Kundera présente la sexualité en termes de légèreté et de poids, et comme Freud en termes de moi, de surmoi et de ça. Les personnages légers sont érotiques et voient la sexualité comme une activité créative. La sexualité chez Sabina est liée à l’imagination, comme l’art. Les personnages lourds (Tereza et Franz) associent la sexualité à la culpabilité. Le sexe léger est aussi associé à la force chez Thomas, alors que le sexe lourd refuse la force de la séduction. Le corps nu est aussi vu par Teresa comme une source d’horreur et le corps musclé comme inutile par Franz.

Kundera et l’Etre :

Kundera aborde cette question à l’aune des philosophes grecs présocratiques, Parménide notamment. Ce dernier voit le monde divisé en paires d’entités opposées: lumière / obscurité, être  / néant, entité positive d’un côté et négative de l’autre. Selon Parménide, la légèreté est positive, le poids est négatif. Kundera affirme au contraire que la légèreté est ambigüe, à la fois positivité (liberté) et négativité (poids de la vacuité de la vie libertine de Sabina). Cette ambiguïté fait d’ailleurs le malheur de Sabina.

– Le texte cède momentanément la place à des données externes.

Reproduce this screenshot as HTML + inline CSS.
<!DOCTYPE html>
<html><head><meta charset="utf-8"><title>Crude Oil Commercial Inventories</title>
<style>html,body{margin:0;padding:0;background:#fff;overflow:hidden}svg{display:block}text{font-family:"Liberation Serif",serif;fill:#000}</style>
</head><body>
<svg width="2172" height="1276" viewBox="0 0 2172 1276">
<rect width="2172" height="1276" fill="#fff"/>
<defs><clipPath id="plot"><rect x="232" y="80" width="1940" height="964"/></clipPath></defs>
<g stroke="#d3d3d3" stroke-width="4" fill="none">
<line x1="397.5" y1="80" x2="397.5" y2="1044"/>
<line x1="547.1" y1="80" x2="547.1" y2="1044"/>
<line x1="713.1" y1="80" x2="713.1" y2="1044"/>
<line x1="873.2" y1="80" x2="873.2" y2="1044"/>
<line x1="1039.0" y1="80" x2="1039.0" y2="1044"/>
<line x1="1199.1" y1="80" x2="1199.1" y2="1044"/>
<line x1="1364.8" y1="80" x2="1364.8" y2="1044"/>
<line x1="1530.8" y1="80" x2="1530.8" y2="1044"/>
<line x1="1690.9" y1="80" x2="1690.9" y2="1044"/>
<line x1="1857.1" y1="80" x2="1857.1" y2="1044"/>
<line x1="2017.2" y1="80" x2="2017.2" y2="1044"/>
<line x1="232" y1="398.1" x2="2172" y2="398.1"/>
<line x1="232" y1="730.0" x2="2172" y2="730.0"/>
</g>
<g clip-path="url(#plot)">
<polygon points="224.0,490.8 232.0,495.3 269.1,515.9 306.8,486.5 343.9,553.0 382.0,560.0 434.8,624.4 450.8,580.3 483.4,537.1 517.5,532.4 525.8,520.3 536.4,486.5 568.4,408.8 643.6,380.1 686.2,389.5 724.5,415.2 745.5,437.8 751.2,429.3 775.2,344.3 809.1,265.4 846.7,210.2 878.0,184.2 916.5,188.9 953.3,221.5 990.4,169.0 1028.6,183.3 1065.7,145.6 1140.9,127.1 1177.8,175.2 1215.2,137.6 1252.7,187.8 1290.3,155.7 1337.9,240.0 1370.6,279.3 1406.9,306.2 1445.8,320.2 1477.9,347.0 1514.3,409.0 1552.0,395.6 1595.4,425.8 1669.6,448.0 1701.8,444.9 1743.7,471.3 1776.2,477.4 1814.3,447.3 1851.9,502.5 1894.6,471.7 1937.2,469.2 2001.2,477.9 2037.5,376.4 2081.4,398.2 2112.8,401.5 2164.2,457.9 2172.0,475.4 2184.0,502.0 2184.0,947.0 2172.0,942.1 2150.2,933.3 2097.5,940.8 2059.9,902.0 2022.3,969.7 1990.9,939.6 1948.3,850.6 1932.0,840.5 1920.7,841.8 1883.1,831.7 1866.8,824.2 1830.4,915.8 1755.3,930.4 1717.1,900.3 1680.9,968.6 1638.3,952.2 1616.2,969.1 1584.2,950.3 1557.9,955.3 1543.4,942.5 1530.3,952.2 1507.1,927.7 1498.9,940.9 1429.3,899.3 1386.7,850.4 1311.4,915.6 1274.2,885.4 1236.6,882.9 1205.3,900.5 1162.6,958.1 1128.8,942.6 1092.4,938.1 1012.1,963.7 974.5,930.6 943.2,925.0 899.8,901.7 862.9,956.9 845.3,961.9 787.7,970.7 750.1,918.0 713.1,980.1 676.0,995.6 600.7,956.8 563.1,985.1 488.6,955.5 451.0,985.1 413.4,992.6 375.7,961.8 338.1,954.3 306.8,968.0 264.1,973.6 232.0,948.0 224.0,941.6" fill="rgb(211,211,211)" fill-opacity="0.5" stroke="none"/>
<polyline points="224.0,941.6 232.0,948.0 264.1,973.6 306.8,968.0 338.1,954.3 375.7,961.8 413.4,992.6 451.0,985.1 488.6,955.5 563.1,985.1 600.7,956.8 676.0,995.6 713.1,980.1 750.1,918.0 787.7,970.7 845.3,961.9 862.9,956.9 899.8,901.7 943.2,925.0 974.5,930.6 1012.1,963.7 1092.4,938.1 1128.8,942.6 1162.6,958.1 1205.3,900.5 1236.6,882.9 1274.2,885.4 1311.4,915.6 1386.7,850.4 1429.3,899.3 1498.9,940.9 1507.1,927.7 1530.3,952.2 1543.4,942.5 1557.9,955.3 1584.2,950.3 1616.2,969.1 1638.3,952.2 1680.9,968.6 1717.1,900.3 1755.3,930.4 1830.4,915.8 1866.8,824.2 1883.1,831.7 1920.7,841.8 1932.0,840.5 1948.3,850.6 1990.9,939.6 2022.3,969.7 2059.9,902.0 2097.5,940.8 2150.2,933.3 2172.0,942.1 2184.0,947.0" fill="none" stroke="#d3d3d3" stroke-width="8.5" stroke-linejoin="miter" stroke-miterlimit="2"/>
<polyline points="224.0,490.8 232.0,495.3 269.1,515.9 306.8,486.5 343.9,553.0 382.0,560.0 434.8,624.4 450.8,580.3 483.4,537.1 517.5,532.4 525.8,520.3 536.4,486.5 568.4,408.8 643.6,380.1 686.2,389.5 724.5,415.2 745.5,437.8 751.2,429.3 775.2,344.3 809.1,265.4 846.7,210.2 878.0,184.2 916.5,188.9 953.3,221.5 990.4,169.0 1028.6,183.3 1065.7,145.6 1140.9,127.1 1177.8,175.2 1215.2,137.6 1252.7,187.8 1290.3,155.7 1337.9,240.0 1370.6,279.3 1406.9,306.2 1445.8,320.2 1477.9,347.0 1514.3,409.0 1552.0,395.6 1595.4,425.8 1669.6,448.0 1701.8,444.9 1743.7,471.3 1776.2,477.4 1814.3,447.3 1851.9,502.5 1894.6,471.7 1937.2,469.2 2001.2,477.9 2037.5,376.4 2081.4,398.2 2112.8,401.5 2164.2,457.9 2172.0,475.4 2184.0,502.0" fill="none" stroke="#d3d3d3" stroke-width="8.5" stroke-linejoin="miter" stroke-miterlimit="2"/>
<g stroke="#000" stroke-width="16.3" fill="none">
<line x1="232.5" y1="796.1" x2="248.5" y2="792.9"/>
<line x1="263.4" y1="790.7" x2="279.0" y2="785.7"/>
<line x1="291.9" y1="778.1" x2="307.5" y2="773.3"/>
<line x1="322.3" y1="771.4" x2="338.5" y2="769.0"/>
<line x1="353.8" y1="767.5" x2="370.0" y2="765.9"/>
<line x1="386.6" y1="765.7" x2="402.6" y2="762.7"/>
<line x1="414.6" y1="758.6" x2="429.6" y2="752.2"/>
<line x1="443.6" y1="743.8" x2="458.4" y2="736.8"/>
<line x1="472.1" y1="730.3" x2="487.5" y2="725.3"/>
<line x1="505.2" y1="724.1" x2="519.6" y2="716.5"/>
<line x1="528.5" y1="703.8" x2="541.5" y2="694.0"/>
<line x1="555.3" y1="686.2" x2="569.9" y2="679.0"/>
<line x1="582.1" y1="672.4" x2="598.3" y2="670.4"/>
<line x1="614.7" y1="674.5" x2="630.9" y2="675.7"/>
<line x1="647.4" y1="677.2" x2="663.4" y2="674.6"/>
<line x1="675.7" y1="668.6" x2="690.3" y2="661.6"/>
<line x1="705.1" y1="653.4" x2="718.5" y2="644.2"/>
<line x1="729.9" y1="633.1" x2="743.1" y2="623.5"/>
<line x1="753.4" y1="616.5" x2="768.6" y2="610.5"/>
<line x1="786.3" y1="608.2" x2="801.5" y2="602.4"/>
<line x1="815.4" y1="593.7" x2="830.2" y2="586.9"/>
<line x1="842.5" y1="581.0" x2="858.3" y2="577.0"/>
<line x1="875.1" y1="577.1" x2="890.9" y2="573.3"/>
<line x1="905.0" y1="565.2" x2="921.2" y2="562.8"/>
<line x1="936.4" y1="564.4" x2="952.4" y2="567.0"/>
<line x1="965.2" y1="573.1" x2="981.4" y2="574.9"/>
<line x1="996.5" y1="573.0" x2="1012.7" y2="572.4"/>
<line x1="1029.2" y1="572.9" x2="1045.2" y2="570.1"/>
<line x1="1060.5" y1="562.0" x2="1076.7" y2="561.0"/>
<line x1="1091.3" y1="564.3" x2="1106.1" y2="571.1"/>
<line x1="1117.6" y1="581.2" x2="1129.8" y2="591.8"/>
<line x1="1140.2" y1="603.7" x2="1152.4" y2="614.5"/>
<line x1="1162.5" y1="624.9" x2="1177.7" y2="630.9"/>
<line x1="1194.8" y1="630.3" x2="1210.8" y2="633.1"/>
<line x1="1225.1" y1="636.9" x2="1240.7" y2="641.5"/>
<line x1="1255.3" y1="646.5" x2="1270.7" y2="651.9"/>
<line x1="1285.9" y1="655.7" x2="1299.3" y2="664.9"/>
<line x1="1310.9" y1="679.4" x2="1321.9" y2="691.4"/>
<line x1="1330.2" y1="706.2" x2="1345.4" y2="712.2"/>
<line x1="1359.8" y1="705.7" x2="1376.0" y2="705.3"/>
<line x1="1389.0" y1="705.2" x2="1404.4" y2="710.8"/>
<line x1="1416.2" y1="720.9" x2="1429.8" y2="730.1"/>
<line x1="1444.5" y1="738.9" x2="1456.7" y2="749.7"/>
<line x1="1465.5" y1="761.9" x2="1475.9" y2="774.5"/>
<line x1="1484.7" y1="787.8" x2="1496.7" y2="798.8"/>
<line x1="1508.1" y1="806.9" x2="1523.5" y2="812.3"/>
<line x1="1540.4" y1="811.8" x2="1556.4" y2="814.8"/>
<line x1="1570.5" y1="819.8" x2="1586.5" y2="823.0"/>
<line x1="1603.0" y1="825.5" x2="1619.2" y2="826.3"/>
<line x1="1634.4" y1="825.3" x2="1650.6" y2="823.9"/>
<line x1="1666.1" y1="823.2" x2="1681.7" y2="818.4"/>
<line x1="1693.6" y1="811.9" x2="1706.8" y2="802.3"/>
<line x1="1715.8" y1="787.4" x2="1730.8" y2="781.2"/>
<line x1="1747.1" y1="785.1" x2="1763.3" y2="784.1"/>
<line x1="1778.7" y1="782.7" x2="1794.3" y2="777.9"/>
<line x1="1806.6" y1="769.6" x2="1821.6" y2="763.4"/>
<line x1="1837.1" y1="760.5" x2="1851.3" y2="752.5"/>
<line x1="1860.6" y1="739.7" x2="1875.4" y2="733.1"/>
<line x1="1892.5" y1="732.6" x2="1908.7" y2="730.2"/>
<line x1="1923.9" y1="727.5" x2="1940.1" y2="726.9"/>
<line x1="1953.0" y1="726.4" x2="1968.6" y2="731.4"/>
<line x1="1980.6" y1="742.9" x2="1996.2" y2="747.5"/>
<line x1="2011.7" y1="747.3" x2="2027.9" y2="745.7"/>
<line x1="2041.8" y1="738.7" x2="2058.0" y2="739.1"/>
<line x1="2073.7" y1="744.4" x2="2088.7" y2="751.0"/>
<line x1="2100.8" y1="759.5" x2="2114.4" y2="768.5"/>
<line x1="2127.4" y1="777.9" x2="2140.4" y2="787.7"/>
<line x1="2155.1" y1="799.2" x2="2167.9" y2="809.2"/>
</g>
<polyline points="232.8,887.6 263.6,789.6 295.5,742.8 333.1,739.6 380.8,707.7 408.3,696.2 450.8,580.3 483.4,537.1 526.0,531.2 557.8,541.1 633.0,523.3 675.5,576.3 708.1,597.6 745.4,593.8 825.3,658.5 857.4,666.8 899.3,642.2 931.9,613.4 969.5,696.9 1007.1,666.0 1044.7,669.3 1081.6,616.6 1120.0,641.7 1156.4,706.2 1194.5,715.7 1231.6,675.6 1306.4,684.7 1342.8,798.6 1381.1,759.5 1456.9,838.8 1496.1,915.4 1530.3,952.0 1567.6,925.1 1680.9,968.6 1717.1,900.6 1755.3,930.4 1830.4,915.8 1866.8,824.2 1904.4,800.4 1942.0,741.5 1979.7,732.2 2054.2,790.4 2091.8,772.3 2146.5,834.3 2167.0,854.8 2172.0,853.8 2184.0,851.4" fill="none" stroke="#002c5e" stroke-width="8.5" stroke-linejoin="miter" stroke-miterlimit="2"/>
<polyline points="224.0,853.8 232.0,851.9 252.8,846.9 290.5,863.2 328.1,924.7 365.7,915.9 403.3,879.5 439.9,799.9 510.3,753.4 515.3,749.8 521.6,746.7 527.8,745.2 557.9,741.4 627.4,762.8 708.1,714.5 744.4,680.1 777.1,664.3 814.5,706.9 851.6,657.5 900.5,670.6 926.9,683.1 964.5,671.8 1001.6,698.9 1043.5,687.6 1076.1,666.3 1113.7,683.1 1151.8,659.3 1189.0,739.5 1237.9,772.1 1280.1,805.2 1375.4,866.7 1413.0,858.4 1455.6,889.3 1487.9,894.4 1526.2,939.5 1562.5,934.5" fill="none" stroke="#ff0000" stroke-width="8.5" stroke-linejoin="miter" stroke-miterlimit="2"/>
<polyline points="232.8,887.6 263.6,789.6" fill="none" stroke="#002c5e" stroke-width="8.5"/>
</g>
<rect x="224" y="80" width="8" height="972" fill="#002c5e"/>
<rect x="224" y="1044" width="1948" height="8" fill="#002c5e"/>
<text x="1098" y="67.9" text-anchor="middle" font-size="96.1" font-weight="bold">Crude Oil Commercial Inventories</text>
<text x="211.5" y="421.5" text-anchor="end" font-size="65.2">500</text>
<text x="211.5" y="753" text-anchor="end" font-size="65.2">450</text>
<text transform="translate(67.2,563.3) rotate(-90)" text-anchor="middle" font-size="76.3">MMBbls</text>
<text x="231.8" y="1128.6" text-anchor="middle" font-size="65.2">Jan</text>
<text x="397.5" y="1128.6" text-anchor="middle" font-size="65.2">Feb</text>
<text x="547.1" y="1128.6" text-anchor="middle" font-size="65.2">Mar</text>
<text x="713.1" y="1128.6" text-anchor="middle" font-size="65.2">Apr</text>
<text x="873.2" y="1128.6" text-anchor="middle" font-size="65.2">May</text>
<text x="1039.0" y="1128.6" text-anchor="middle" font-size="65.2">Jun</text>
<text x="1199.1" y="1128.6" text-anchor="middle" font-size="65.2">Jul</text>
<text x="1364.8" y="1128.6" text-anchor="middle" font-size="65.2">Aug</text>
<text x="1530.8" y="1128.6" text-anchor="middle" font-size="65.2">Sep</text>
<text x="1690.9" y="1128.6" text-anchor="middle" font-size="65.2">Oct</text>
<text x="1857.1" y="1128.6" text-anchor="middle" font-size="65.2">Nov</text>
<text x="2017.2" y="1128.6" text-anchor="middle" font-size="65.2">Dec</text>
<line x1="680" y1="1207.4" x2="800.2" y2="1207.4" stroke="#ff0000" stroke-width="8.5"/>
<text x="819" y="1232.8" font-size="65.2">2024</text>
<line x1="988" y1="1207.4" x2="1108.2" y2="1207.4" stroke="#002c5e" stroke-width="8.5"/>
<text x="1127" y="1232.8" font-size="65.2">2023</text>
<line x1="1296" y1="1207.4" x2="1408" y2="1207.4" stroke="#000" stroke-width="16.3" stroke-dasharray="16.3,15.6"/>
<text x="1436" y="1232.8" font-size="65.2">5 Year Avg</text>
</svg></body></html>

Kundera nous apprend que la vie est un paradoxe insolvable. En témoigne l’évolution de chacun des personnages, dont chacun s’oriente vers un pôle opposé à leur choix initial : Tomas en finit avec ses infidélités; Sabina réalise la vacuité de son existence; Tereza se libère de Tomas et Franz quitte sa femme pour vivre ses rêves sexuels et poursuivre ses idéaux politiques. Cette évolution traduit ce paradoxe, ainsi que le fait que les individus sont libres de leur choix. Le destin est une chimère, l’existence humaine précaire.